Actuarial calculations do not consider eg parking and non accident hazards.

Just have the govt. suggest (not mandate) that insurance companies impose actuarially-justified fees on people who drive bigger or more-powerful vehicles without taking corresponding training.

This is just doing it via direct government requirements, only dishonestly.

(And if in reality no fees are actuarially justified, then none will be imposed.)

If the government "suggests" them they will be justified by the risk of government action if the suggestion is ignored.

Swimming pool regulation is out of control in Australia. Friends of mine have a huge rural property with a lake (fish and everything, even a small dam).

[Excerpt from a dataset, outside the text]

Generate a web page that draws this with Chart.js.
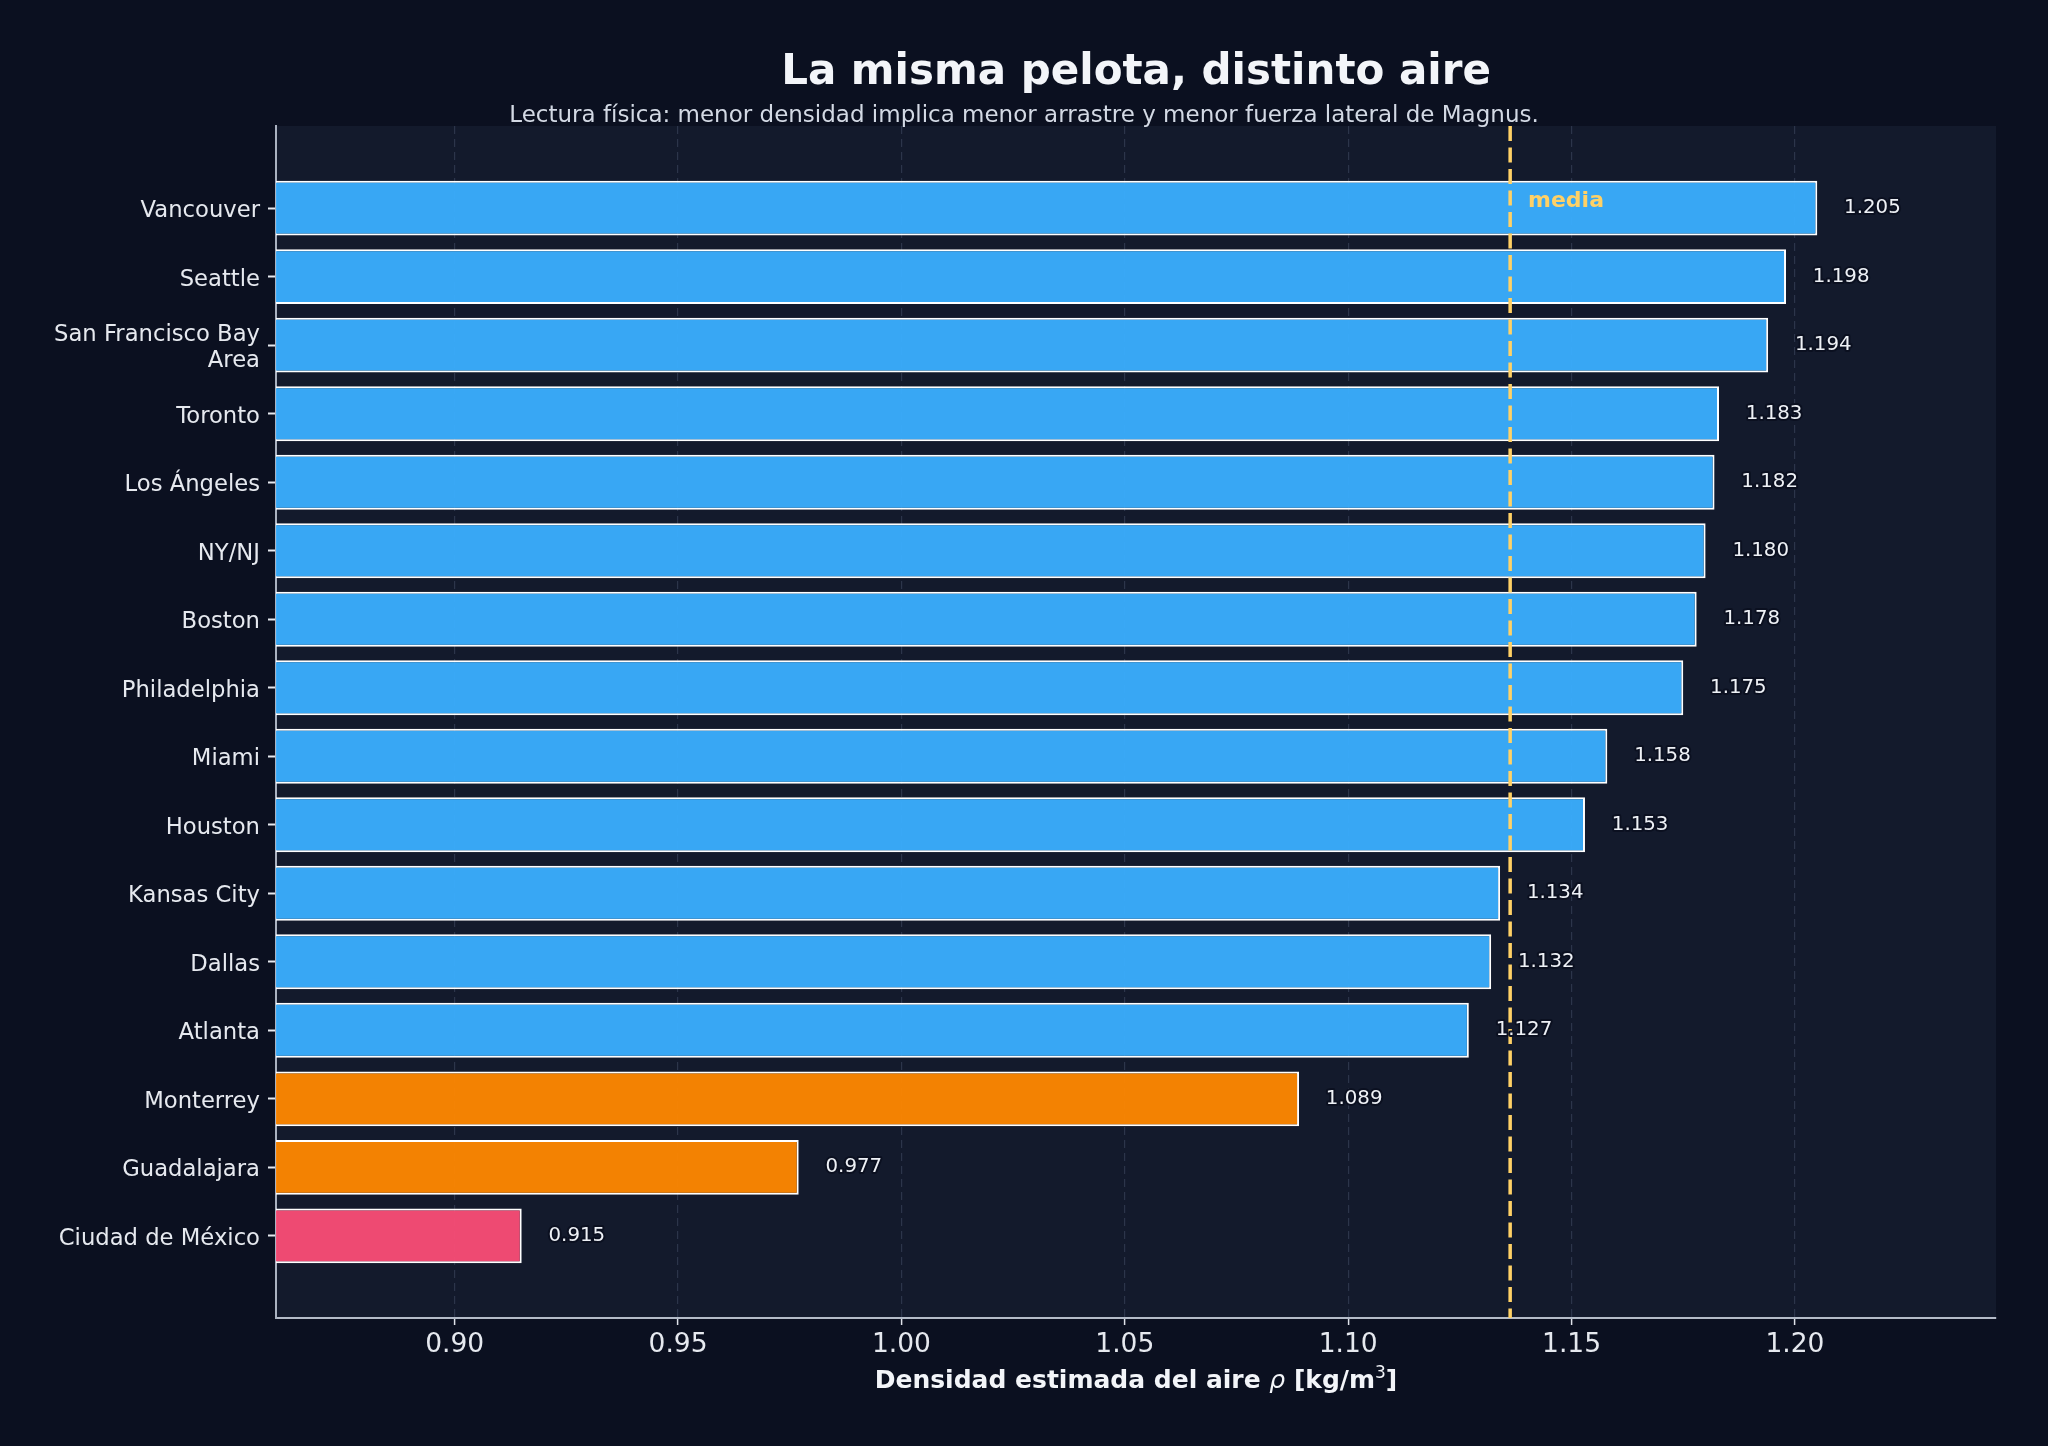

The council wants them to increase the fencing on their swimming pool lest some child walk for about 10 minutes up to the house, get over an insufficiently high fence or through a fairly substantial hedge and drown. So much easier to just drown in the unfenced, easily available lake!

There's a bunch of passive-aggressive and plain aggressive letters going back and forth. It's a complete waste of everyone's time. We would be much better off with fewer regulations on irrelevant stuff like this - focus all that fire and fury on serious matters like gain-of-function.

Is there some irony that we're talking about burdensome Australian swimming pool regulation in a gun-control thread?

Edit: the joke being that (so I hear) Australian gun control regulation is also burdensome

HelmedHorror brought it up. My broader point is that regulations have all kinds of stifling and inhibitory effects that aren't easily noticed, plus they're interpreted by deliberately malicious and unreasonable cretins.

Sorry, to be clear I thought what you had to say was interesting and relevant. It had to be said though, I was hoping it would just be one of many comments and wouldn’t be disruptive

Such a plot point was an ongoing saga in a season of Curb Your Enthusiasm.

Haven't heard this one before. Excellent.

Announcer: Surely one death by drowning is one too many?

Mitchell: That's a ridiculous thing to say.

"Everyone has to die, and in a balanced, fair, and democratic society, some of them should drown."

Regulators should have good laws that work and not have bad laws that don't work, and if that's not happening there should be pushback. But gun regulation isn't the impossible task you make it out to be. The whole "murder is illegal anyway" doesn't track because gun laws can make things more risky by increasing the points of illegality before the murder actually happens. Then you start cracking down on minor crimes, search for guns while you do it, and bam you have a much nicer city Mr. Giuliani. Similarly I easily can imagine effectiveness in inconveniencing and tagging people at high suicide risk (ie people who have attempted before) just because I think many of those happen at intense points, under the influence, etc.

Another thing but the with the whole onerous gun laws thing: Those should just be relaxed if you're a woman, and that'll solve most of those issues. If you're a man, then you should keep a clean slate or get one illegally if you really need to protect yourself and you don't pass the background check, you should probably have connections at that point anyway.

Yeah, I'm not suggesting that nothing can be done to increase enforcement of existing laws. Like you said, the Giuliani/Bratton era in New York City is a good example of that. Nor am I saying that possession of a firearm during the commission of a felony shouldn't be an enhancement to sentencing. I'm just saying that there's not much else in the way of plausible laws or regulations (the OP's topic) that is going to meaningfully reduce gun deaths in a country with 400 million guns and a 2nd Amendment.